- Aperture: f/8
- Focal Length: 35mm
- ISO: 200
- Shutter: 1/0 sec
- Camera: NIKON D80
Pass Christian, Mississippi
Scenic Highway 90, the beach so close you can taste the salt on your tongue. Pass Christian, the world so silent that ears ache for the timbre of voices lilting on the dark night wind. There are no voices. There are no people. There are no houses. There are no streetlights. There are precious few street signs. Whatever remains does so in crooked defiance.
Shrimpers are the life blood of the Pass. There aren’t as many as there used to be. There is no hum of the LORAN. There is no thwack of silvered ropes landing on splintered docks. There’s nothing here anymore but a desolate loneliness that creeps over the narrow spit of land, a pervading sense of foreboding. The storms will come again. They always do. It took 20 years for Pass Christian to recover from Hurricane Camille. After Katrina, most people decided they didn’t have the heart to go through it again.

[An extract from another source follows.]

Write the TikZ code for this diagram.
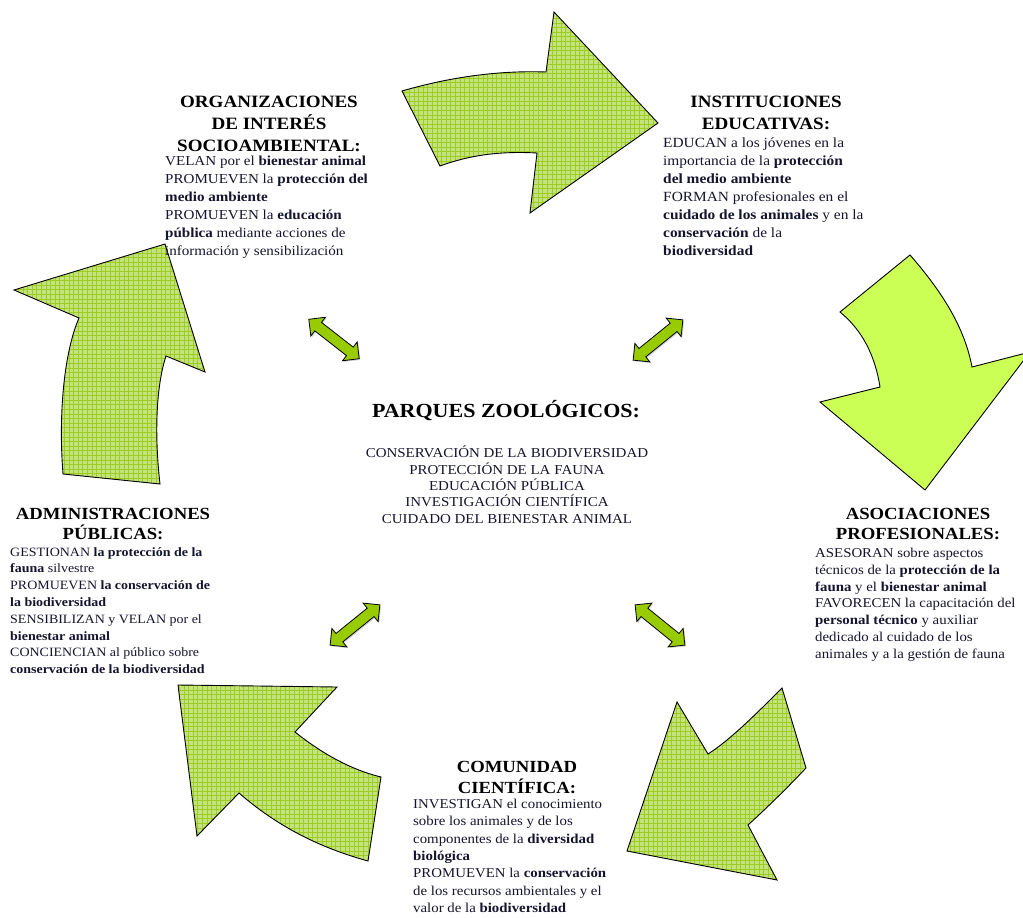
\documentclass[tikz,border=0pt]{standalone}
\usepackage{fontspec}
\setmainfont{Liberation Serif}[FakeStretch=1.1]
\usetikzlibrary{shapes.arrows,shadows}
\definecolor{gridbase}{HTML}{C4E37E}
\definecolor{gridline}{HTML}{9DCD22}
\definecolor{limefill}{HTML}{CCFF55}
\definecolor{darrow}{HTML}{99CC00}
\definecolor{txt}{HTML}{14142E}
\tikzset{
 bigarrow/.style={draw=black, line width=0.9pt, line join=miter},
 dblarrow/.style={shape=double arrow, draw=black, fill=darrow, line width=0.8pt,
   minimum height=64pt, text height=5pt, text depth=5pt, text width=0pt, double arrow head extend=6.5pt, inner sep=0pt,
   drop shadow={shadow xshift=1.2pt, shadow yshift=-1.2pt, opacity=0.35}},
 ttl/.style={align=center, inner sep=0pt, anchor=north, text=black, font=\fontsize{17.3}{22}\selectfont\bfseries},
 body/.style={align=left, inner sep=0pt, anchor=north west, text=txt, font=\fontsize{14}{18}\selectfont},
 bodys/.style={body, font=\fontsize{13.5}{16.8}\selectfont},
}
\newcommand\gridarrow[3]{%
 \fill[gridbase] #1;
 \begin{scope}\clip #1; \draw[gridline, line width=0.85pt, step=4.6pt] #2 grid #3; \end{scope}
 \draw[bigarrow] #1;
}
\begin{document}
\begin{tikzpicture}[x=1pt,y=-1pt]
\useasboundingbox (0,0) rectangle (1023,918);
% top arrow
\gridarrow{(402,91) .. controls (440,80) and (490,70) .. (546,72) -- (554,12) -- (658,123) -- (530,213) -- (537,153) .. controls (500,151) and (470,155) .. (440,166) -- cycle}{(395,5)}{(665,220)}
% right arrow (solid)
\draw[bigarrow, fill=limefill] (910,255) .. controls (945,295) and (965,330) .. (972,367) -- (1030,352) -- (925,490) -- (820,402) -- (880,387) .. controls (875,355) and (862,330) .. (840,312) -- cycle;
% bottom-right arrow
\gridarrow{(782,688) .. controls (755,715) and (730,740) .. (708,754) -- (677,702) -- (627,851) -- (777,880) -- (748,825) .. controls (770,805) and (790,785) .. (806,768) -- cycle}{(620,680)}{(815,890)}
% bottom-left arrow
\gridarrow{(178,685) -- (337,687) -- (295,732) .. controls (330,760) and (360,772) .. (381,777) -- (368,861) .. controls (310,845) and (270,820) .. (239,793) -- (197,836) -- cycle}{(170,680)}{(390,870)}
% left arrow
\gridarrow{(165,244) -- (205,372) -- (166,356) .. controls (155,390) and (155,440) .. (160,484) -- (63,474) .. controls (58,410) and (65,350) .. (79,318) -- (14,290) -- cycle}{(8,238)}{(212,490)}

% double arrows
\node[dblarrow, rotate=-38] (dUL) at (334,339) {};
\node[dblarrow, rotate=39] (dUR) at (658,340) {};
\node[dblarrow, rotate=39] (dLL) at (355,625) {};
\node[dblarrow, rotate=-39] (dLR) at (660,625) {};

% centre
\node[ttl, font=\fontsize{20}{24}\selectfont\bfseries] (zoo) at (506,400) {PARQUES ZOOLÓGICOS:};
\node[ttl, text=txt, font=\fontsize{13.6}{16.3}\selectfont] (zoolist) at (507,446) {CONSERVACIÓN DE LA BIODIVERSIDAD\\PROTECCIÓN DE LA FAUNA\\EDUCACIÓN PÚBLICA\\INVESTIGACIÓN CIENTÍFICA\\CUIDADO DEL BIENESTAR ANIMAL};

% organizaciones
\node[ttl] (orgT) at (269,96) {ORGANIZACIONES\\DE INTERÉS\\SOCIOAMBIENTAL:};
\node[body, font=\fontsize{13.7}{18}\selectfont] (orgB) at (165,156) {VELAN por el \textbf{bienestar animal}\\PROMUEVEN la \textbf{protección del}\\\textbf{medio ambiente}\\PROMUEVEN la \textbf{educación}\\\textbf{pública} mediante acciones de\\información y sensibilización};

% instituciones
\node[ttl] (insT) at (766,96) {INSTITUCIONES\\EDUCATIVAS:};
\node[body] (insB) at (663,138) {EDUCAN a los jóvenes en la\\importancia de la \textbf{protección}\\\textbf{del medio ambiente}\\FORMAN profesionales en el\\\textbf{cuidado de los animales} y en la\\\textbf{conservación} de la\\\textbf{biodiversidad}};

% administraciones
\node[ttl, font=\fontsize{17}{20}\selectfont\bfseries] (admT) at (113,508) {ADMINISTRACIONES\\PÚBLICAS:};
\node[bodys, font=\fontsize{12.7}{16.8}\selectfont] (admB) at (10,547) {GESTIONAN \textbf{la protección de la}\\\textbf{fauna} silvestre\\PROMUEVEN \textbf{la conservación de}\\\textbf{la biodiversidad}\\SENSIBILIZAN y VELAN por el\\\textbf{bienestar animal}\\CONCIENCIAN al público sobre\\\textbf{conservación de la biodiversidad}};

% asociaciones
\node[ttl, font=\fontsize{17}{20}\selectfont\bfseries] (asoT) at (918,508) {ASOCIACIONES\\PROFESIONALES:};
\node[bodys] (asoB) at (815,548) {ASESORAN sobre aspectos\\técnicos de la \textbf{protección de la}\\\textbf{fauna} y el \textbf{bienestar animal}\\FAVORECEN la capacitación del\\\textbf{personal técnico} y auxiliar\\dedicado al cuidado de los\\animales y a la gestión de fauna};

% comunidad
\node[ttl, font=\fontsize{17}{21}\selectfont\bfseries] (comT) at (517,761) {COMUNIDAD\\CIENTÍFICA:};
\node[bodys, font=\fontsize{13.5}{17.3}\selectfont] (comB) at (413,799) {INVESTIGAN el conocimiento\\sobre los animales y de los\\componentes de la \textbf{diversidad}\\\textbf{biológica}\\PROMUEVEN la \textbf{conservación}\\de los recursos ambientales y el\\valor de la \textbf{biodiversidad}};
\end{tikzpicture}
\end{document}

Yet I’m drawn to this lonely place. Spirit calls strongly here. I feel there’s something important here, some deep truth I’m missing, some life purpose I can’t quite see just yet. It’s the setting for part of my novel, and even there my heroine wanders in a daze. She too seems to have lost something here. She too leaves empty-handed.
I wish I could understand what drives my search. Why I return to this place over and over. Why it tips me over the edge of sanity in a way no other place ever has. I have no history here. No past, no present. But it feels so hauntingly familiar, touches some centuries old echo that says, I’ve been here before. Mourned a nameless sorrow with such wild grief that I may never be whole again.
If there are past lives, I’m certain one of mine was spent here. Something ended. Something, someone was taken, replaced with a howling misery that blows through me every time I stare out at the water. Or something will be. And so I return, again and again, in search of an answer to a question that I’m not even sure is mine.